I was going to add some rules to this. A laundry list. Add in some of my own secret sauce, now that I have reached the ripe old age of 45. I had a few tips, mostly having to do with walking. I walk a lot. But after I thought about it, I wanted to share one rule I am pretty sure of, even if 45 isn't that old. And see, this rule isn't one weird trick or a protip or even a sage piece of wisdom. This is more of a rule like the law of gravity. This rule is going to follow you and be true no matter what you do. The only question is how you adjust to it.

So are you all buckled up? (Which, btw, is a tip for getting older). So here is the thing:
You will never do enough. You will never go enough places, know enough people, accomplish enough goals, and feel enough emotion to be where you should be. And do you know the real pain? If you did actually do everything you thought or felt you should, you would still feel the same thing. There will always be one more missed opportunity or broken connection or regrettable decision breathing down your neck. People around you will pass away, and a conversation you were planning to have will now be impossible. The world will change, and things you wanted to do won't be possible. Sometimes something will be there still but you can't access it in the same way. That new movie with cultural currency that you've been meaning to see will still be there, but you realize it is ten or twenty years old, and by the time you see it, the times that inspired it will be gone. At odd times, you will realize the world you are walking around in is half-full of shadows and ghosts---people and places and attitudes that you think are part of your environment but you realize have been gone and changed for a while. And then you realize that you might be one of those shadows and ghosts.

And I am not saying this out of despair. I am not saying this because I am living a life of quiet desperation. Over my life, I have done a lot of adventurous things, had real relationships with people, and generally lived a creative life where I was my authentic self. I don't feel this way because I "settled" for a comfortable job and never left my "small town" in Ohio. The other week, I walked for miles down a muddy trail in the Costa Rican rainforest to find the ruins of an ancient church. But when I get home, I still feel the action is somewhere else.

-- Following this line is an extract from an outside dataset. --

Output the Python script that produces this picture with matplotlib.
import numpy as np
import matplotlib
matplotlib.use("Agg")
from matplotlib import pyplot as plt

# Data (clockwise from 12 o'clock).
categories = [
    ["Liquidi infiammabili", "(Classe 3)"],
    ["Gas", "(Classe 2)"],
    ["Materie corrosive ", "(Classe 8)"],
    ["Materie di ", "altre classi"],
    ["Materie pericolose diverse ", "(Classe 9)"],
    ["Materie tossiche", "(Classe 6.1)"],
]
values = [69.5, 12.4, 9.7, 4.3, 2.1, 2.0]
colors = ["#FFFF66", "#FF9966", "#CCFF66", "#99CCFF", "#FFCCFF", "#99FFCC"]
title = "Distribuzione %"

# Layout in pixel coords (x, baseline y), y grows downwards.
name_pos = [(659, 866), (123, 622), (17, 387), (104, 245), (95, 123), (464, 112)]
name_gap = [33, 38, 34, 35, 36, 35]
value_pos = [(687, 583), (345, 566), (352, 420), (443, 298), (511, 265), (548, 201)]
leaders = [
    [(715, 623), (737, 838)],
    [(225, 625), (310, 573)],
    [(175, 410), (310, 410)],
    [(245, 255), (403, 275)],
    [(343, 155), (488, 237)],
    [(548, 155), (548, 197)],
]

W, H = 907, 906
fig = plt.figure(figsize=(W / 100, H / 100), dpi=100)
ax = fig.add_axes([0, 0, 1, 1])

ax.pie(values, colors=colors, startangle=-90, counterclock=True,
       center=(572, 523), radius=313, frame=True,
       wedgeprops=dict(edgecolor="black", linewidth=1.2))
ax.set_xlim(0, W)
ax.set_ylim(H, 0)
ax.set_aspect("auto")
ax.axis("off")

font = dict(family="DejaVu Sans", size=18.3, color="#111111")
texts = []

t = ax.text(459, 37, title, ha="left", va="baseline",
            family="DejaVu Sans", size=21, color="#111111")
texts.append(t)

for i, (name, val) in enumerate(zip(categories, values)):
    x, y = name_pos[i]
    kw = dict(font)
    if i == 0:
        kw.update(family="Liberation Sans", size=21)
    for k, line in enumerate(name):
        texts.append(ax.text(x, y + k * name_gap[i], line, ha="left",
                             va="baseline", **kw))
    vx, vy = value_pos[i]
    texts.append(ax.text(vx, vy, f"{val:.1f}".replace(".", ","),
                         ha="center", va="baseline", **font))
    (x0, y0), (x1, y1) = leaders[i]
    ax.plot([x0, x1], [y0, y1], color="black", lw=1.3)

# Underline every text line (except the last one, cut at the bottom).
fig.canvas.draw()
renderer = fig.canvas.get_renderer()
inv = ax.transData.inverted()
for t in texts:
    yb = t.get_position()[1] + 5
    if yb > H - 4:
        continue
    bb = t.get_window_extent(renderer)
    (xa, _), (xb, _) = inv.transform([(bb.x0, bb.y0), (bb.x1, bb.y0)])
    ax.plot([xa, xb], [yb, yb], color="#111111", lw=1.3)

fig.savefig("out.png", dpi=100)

I start doing math in my head. I joined this site when I was 21. 23 years from now I will be in my late 60s. Will I still be here? My first heartbreak was when I was 14. When I am 76, will I still be wondering what would have happened if I had asked her to "go out" with me in slightly different words? When I look at the decades coming up, I wonder how far I am from the last conversation with my parents and family. And then I inevitably reflect that moment back to what I was doing just a few years before. It becomes a game and a torment.

And through it all, I just have to admit that I will never do enough, or say enough, or feel enough. The prize will always be a little out of reach. There will be one meaningful conversation that I will never get to have. There will be a perfect summer kiss on the beach that will leave me giddy and floating that will never happen, and even if it does---it won't be quite the emotion that I think it will be.

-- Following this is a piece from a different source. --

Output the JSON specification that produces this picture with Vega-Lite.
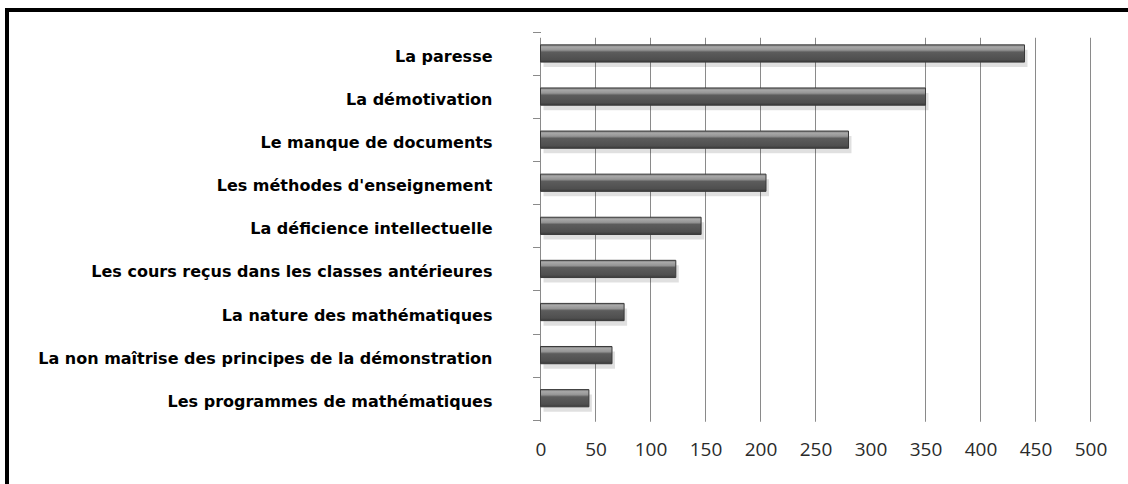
{
  "$schema": "https://vega.github.io/schema/vega-lite/v6.json",
  "width": 1121,
  "height": 474,
  "autosize": {"type": "none"},
  "padding": {"left": 7, "top": 10, "right": 0, "bottom": 0},
  "background": "white",
  "config": {
    "view": {"stroke": "black", "strokeWidth": 4, "strokeDash": [1121, 1595, 474], "strokeCap": "square", "fill": "white"}
  },
  "datasets": {
    "bars": [
      {"cause": "La paresse", "n": 440},
      {"cause": "La démotivation", "n": 350},
      {"cause": "Le manque de documents", "n": 280},
      {"cause": "Les méthodes d'enseignement", "n": 205},
      {"cause": "La déficience intellectuelle", "n": 146},
      {"cause": "Les cours reçus dans les classes antérieures", "n": 123},
      {"cause": "La nature des mathématiques", "n": 76},
      {"cause": "La non maîtrise des principes de la démonstration", "n": 65},
      {"cause": "Les programmes de mathématiques", "n": 44}
    ],
    "grid": [
      {"v": 0}, {"v": 50}, {"v": 100}, {"v": 150}, {"v": 200}, {"v": 250},
      {"v": 350}, {"v": 400}, {"v": 450}, {"v": 500}
    ]
  },
  "layer": [
    {
      "data": {"name": "grid"},
      "mark": {"type": "tick", "orient": "vertical", "thickness": 1, "size": 384, "yOffset": 4, "color": "#8a8a8a", "opacity": 1},
      "encoding": {
        "x": {"field": "v", "type": "quantitative", "scale": {"domain": [-485, 534.09], "nice": false, "zero": false},
              "axis": {"orient": "bottom", "offset": -65, "values": [0, 50, 100, 150, 200, 250, 300, 350, 400, 450, 500], "domain": false, "ticks": false, "tickSize": 0, "grid": false, "title": null, "labelFont": "Open Sans", "labelFontSize": 19, "labelColor": "#2a2a2a", "labelPadding": 21, "labelFlush": false, "labelOverlap": false, "labelAngle": 0}},
        "y": {"datum": "La déficience intellectuelle", "type": "nominal",
              "scale": {"type": "band", "domain": ["La paresse", "La démotivation", "Le manque de documents", "Les méthodes d'enseignement", "La déficience intellectuelle", "Les cours reçus dans les classes antérieures", "La nature des mathématiques", "La non maîtrise des principes de la démonstration", "Les programmes de mathématiques"], "paddingInner": 0, "paddingOuter": 1.1766, "align": 0.2545},
              "axis": {"orient": "left", "offset": -533.5, "domain": false, "ticks": true, "tickBand": "extent", "tickSize": 8, "tickColor": "#8a8a8a", "tickWidth": 1, "grid": false, "title": null, "labelPadding": 40.5, "labelOffset": 3, "labelFont": "DejaVu Sans", "labelFontWeight": "bold", "labelFontSize": 16, "labelColor": "#000000", "labelLimit": 700}}
      }
    },
    {
      "data": {"name": "bars"},
      "mark": {"type": "bar", "height": {"band": 0.4}, "color": "#000000", "opacity": 0.12, "yOffset": 5, "xOffset": 3},
      "encoding": {
        "x": {"field": "n", "type": "quantitative", "scale": {"domain": [-485, 534.09], "nice": false, "zero": false},
              "axis": {"orient": "bottom", "offset": -65, "values": [0, 50, 100, 150, 200, 250, 300, 350, 400, 450, 500], "domain": false, "ticks": false, "tickSize": 0, "grid": false, "title": null, "labelFont": "Open Sans", "labelFontSize": 19, "labelColor": "#2a2a2a", "labelPadding": 21, "labelFlush": false, "labelOverlap": false, "labelAngle": 0}},
        "y": {"field": "cause", "type": "nominal",
              "scale": {"type": "band", "domain": ["La paresse", "La démotivation", "Le manque de documents", "Les méthodes d'enseignement", "La déficience intellectuelle", "Les cours reçus dans les classes antérieures", "La nature des mathématiques", "La non maîtrise des principes de la démonstration", "Les programmes de mathématiques"], "paddingInner": 0, "paddingOuter": 1.1766, "align": 0.2545},
              "axis": {"orient": "left", "offset": -533.5, "domain": false, "ticks": true, "tickBand": "extent", "tickSize": 8, "tickColor": "#8a8a8a", "tickWidth": 1, "grid": false, "title": null, "labelPadding": 40.5, "labelOffset": 3, "labelFont": "DejaVu Sans", "labelFontWeight": "bold", "labelFontSize": 16, "labelColor": "#000000", "labelLimit": 700}}
      }
    },
    {
      "data": {"name": "bars"},
      "mark": {
        "type": "bar",
        "height": {"band": 0.4},
        "stroke": "#3a3a3a",
        "strokeWidth": 1,
        "color": {
          "gradient": "linear", "x1": 0, "y1": 0, "x2": 0, "y2": 1,
          "stops": [
            {"offset": 0, "color": "#7a7a7a"},
            {"offset": 0.12, "color": "#a8a8a8"},
            {"offset": 0.3, "color": "#959595"},
            {"offset": 0.42, "color": "#5c5c5c"},
            {"offset": 0.85, "color": "#4f4f4f"},
            {"offset": 1, "color": "#3a3a3a"}
          ]
        }
      },
      "encoding": {
        "x": {"field": "n", "type": "quantitative", "scale": {"domain": [-485, 534.09], "nice": false, "zero": false},
              "axis": {"orient": "bottom", "offset": -65, "values": [0, 50, 100, 150, 200, 250, 300, 350, 400, 450, 500], "domain": false, "ticks": false, "tickSize": 0, "grid": false, "title": null, "labelFont": "Open Sans", "labelFontSize": 19, "labelColor": "#2a2a2a", "labelPadding": 21, "labelFlush": false, "labelOverlap": false, "labelAngle": 0}},
        "y": {"field": "cause", "type": "nominal",
              "scale": {"type": "band", "domain": ["La paresse", "La démotivation", "Le manque de documents", "Les méthodes d'enseignement", "La déficience intellectuelle", "Les cours reçus dans les classes antérieures", "La nature des mathématiques", "La non maîtrise des principes de la démonstration", "Les programmes de mathématiques"], "paddingInner": 0, "paddingOuter": 1.1766, "align": 0.2545},
              "axis": {"orient": "left", "offset": -533.5, "domain": false, "ticks": true, "tickBand": "extent", "tickSize": 8, "tickColor": "#8a8a8a", "tickWidth": 1, "grid": false, "title": null, "labelPadding": 40.5, "labelOffset": 3, "labelFont": "DejaVu Sans", "labelFontWeight": "bold", "labelFontSize": 16, "labelColor": "#000000", "labelLimit": 700}}
      }
    }
  ]
}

I think this is a rule. At least, I haven't met anyone who has escaped these feelings, or at least, no one has ever communicated a state of perfect fulfillment to me. But my question right now is what do I do with this rule. It would be an easy answer to say "acceptance", but it would be a false one. Some days I still wake up at 5 AM and think for a minute I am 25 and then have to remind myself that I am not. Sometimes I feel a panic as I see my life galloping away. But sometimes I do accept it, I meditate and think about what I am doing tomorrow. I feel myself as part of a bigger flow. Or I get something to eat and go for a walk.

I don't know what to say about the response to it, but I can say it is a rule of getting older: you will never have done enough.